═══ Entries provided
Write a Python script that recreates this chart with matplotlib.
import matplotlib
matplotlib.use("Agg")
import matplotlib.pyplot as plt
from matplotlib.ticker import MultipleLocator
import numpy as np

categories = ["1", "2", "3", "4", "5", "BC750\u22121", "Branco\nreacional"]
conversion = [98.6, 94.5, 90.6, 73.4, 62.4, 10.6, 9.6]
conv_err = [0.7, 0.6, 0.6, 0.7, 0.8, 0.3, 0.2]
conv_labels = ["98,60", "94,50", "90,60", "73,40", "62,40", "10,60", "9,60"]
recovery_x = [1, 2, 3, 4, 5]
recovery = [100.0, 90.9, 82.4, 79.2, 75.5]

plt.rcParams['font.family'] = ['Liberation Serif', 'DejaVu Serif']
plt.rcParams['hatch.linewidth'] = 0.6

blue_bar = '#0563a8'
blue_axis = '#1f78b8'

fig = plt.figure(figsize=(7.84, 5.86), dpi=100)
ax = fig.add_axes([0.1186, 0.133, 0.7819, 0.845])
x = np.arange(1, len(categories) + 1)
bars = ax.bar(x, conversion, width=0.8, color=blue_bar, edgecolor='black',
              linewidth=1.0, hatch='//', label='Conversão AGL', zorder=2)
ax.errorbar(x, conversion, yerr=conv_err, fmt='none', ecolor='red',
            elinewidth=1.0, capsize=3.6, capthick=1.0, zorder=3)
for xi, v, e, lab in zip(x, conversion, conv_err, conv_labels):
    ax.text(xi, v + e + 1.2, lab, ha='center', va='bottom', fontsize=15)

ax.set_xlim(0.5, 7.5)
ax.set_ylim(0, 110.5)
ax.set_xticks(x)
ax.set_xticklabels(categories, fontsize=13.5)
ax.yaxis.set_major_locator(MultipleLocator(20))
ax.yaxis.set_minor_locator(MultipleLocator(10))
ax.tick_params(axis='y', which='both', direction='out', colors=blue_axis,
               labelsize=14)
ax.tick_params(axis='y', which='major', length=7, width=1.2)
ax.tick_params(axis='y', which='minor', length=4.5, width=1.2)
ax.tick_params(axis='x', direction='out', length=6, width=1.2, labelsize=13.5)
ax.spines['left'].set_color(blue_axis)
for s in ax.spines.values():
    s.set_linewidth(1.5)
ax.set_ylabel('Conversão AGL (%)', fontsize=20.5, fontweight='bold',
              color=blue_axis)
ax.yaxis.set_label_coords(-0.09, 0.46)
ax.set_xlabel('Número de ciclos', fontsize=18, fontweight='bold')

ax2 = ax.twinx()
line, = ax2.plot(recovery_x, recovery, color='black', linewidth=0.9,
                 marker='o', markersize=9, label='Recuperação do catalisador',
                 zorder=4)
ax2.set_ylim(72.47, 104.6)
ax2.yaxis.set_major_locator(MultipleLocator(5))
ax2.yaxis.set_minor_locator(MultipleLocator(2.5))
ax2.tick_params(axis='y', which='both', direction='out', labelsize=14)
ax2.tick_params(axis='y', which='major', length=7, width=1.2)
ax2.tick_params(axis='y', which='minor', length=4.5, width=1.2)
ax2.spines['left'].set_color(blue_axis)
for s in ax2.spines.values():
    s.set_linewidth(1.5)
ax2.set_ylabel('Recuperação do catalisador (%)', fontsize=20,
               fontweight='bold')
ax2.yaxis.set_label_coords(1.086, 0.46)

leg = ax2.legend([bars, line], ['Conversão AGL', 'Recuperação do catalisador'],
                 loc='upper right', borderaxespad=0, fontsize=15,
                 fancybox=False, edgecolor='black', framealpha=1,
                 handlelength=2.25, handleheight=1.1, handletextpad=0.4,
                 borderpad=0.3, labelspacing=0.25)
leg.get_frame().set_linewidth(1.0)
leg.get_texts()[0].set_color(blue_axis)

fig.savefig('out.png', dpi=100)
══════
═══ Entries provided
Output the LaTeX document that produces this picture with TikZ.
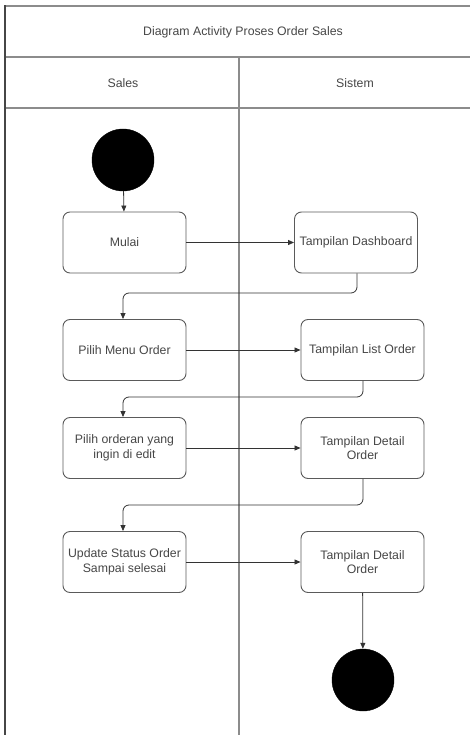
══════
═══ Entries provided
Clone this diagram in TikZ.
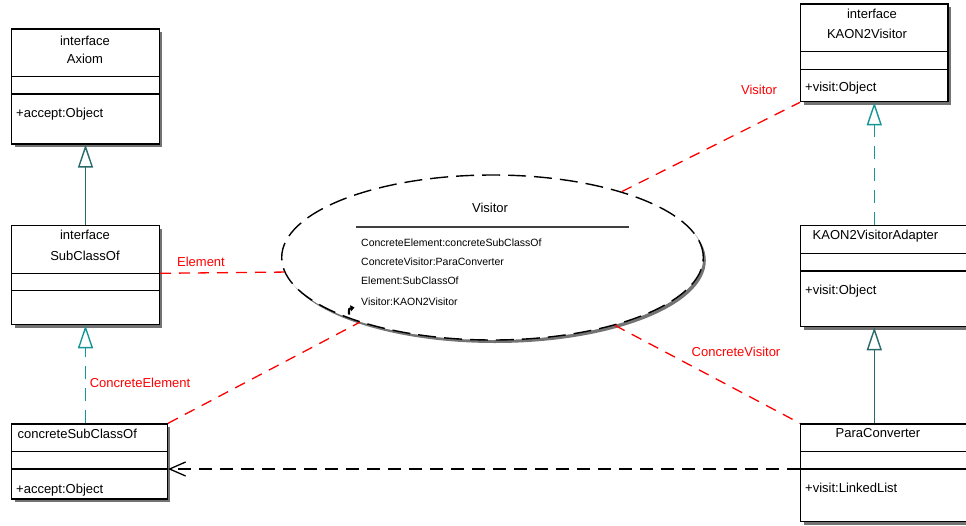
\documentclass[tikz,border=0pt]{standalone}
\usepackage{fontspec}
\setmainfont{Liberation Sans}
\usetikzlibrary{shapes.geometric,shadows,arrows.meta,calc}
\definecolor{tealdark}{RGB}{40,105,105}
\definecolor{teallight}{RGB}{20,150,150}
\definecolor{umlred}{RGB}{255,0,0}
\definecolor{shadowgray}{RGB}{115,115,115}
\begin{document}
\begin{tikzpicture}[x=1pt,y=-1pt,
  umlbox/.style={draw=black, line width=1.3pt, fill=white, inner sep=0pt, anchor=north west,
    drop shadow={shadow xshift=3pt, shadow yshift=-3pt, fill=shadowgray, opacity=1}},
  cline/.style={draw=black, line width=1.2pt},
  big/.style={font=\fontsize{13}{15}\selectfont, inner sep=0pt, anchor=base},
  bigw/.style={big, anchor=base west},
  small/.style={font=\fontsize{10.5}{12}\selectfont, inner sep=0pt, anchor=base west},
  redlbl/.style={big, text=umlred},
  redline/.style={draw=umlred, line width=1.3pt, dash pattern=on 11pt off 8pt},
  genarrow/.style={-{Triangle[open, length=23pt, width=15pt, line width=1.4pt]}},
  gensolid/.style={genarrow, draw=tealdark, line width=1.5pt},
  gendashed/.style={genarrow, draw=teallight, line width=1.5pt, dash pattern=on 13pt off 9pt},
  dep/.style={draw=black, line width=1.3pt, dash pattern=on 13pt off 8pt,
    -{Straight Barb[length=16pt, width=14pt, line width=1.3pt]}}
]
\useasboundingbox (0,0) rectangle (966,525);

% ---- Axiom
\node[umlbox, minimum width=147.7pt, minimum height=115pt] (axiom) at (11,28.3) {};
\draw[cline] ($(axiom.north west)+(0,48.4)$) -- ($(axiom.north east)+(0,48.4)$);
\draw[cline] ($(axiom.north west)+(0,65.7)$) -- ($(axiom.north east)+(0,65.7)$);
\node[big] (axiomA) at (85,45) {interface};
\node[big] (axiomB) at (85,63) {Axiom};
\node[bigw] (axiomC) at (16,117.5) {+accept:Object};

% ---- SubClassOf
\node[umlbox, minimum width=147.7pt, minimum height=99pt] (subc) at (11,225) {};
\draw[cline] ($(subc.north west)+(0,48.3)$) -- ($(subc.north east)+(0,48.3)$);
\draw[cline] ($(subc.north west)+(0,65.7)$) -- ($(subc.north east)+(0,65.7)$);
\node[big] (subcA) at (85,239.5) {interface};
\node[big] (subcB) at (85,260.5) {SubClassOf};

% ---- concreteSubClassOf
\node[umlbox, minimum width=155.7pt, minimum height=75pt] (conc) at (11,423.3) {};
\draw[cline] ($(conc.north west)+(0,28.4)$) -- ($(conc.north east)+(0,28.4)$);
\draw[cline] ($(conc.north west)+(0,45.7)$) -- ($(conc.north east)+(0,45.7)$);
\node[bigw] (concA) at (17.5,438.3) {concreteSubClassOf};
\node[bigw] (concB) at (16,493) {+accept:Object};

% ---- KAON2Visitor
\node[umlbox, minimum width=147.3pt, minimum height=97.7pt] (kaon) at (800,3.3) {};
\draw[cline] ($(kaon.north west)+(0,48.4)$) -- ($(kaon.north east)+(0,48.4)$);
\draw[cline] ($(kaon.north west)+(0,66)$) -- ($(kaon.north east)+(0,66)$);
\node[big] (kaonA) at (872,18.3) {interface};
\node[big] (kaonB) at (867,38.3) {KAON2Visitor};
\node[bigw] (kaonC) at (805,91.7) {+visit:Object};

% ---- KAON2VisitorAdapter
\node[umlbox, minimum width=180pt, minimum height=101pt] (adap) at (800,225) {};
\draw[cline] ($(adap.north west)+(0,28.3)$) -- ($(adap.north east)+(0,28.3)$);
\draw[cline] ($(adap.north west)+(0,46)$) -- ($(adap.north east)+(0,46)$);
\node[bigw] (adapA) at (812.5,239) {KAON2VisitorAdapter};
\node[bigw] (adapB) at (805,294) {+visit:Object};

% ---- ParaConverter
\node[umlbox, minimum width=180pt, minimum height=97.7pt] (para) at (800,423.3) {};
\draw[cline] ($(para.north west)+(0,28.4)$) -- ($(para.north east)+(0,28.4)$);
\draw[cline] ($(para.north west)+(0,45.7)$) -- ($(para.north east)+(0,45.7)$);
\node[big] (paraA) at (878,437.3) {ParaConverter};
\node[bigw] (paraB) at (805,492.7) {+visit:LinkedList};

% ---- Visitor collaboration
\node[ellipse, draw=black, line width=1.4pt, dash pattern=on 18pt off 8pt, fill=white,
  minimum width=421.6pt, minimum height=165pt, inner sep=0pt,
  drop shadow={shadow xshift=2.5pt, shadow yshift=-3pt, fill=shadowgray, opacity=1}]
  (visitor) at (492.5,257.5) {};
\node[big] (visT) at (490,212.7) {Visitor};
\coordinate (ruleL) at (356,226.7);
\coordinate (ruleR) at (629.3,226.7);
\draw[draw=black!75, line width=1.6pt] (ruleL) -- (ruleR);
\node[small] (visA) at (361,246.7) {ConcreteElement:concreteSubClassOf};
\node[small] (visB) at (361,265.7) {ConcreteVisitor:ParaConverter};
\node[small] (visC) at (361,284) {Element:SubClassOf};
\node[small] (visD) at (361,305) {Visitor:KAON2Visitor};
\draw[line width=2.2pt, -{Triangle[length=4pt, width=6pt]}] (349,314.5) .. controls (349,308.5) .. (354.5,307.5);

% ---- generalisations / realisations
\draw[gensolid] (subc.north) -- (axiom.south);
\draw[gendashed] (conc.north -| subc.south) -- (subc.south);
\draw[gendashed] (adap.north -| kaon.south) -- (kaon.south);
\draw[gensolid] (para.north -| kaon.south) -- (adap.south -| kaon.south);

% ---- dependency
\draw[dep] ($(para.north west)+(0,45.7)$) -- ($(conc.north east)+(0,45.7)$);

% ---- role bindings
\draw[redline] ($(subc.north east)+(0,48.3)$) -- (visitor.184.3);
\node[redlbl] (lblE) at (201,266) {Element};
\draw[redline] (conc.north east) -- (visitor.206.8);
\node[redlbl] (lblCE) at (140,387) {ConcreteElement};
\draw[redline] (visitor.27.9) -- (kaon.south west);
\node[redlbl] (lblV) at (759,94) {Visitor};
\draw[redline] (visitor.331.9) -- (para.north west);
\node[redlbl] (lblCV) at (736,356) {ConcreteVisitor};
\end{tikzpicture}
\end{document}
══════
What to do:
Going back to the data above, write out everything from the line with "Clone this diagram in TikZ." down to the line with "(axiomC) at (16,117.5)", both included, leaving every picture out.

Written reply:
Clone this diagram in TikZ.
\documentclass[tikz,border=0pt]{standalone}
\usepackage{fontspec}
\setmainfont{Liberation Sans}
\usetikzlibrary{shapes.geometric,shadows,arrows.meta,calc}
\definecolor{tealdark}{RGB}{40,105,105}
\definecolor{teallight}{RGB}{20,150,150}
\definecolor{umlred}{RGB}{255,0,0}
\definecolor{shadowgray}{RGB}{115,115,115}
\begin{document}
\begin{tikzpicture}[x=1pt,y=-1pt,
  umlbox/.style={draw=black, line width=1.3pt, fill=white, inner sep=0pt, anchor=north west,
    drop shadow={shadow xshift=3pt, shadow yshift=-3pt, fill=shadowgray, opacity=1}},
  cline/.style={draw=black, line width=1.2pt},
  big/.style={font=\fontsize{13}{15}\selectfont, inner sep=0pt, anchor=base},
  bigw/.style={big, anchor=base west},
  small/.style={font=\fontsize{10.5}{12}\selectfont, inner sep=0pt, anchor=base west},
  redlbl/.style={big, text=umlred},
  redline/.style={draw=umlred, line width=1.3pt, dash pattern=on 11pt off 8pt},
  genarrow/.style={-{Triangle[open, length=23pt, width=15pt, line width=1.4pt]}},
  gensolid/.style={genarrow, draw=tealdark, line width=1.5pt},
  gendashed/.style={genarrow, draw=teallight, line width=1.5pt, dash pattern=on 13pt off 9pt},
  dep/.style={draw=black, line width=1.3pt, dash pattern=on 13pt off 8pt,
    -{Straight Barb[length=16pt, width=14pt, line width=1.3pt]}}
]
\useasboundingbox (0,0) rectangle (966,525);

% ---- Axiom
\node[umlbox, minimum width=147.7pt, minimum height=115pt] (axiom) at (11,28.3) {};
\draw[cline] ($(axiom.north west)+(0,48.4)$) -- ($(axiom.north east)+(0,48.4)$);
\draw[cline] ($(axiom.north west)+(0,65.7)$) -- ($(axiom.north east)+(0,65.7)$);
\node[big] (axiomA) at (85,45) {interface};
\node[big] (axiomB) at (85,63) {Axiom};
\node[bigw] (axiomC) at (16,117.5) {+accept:Object};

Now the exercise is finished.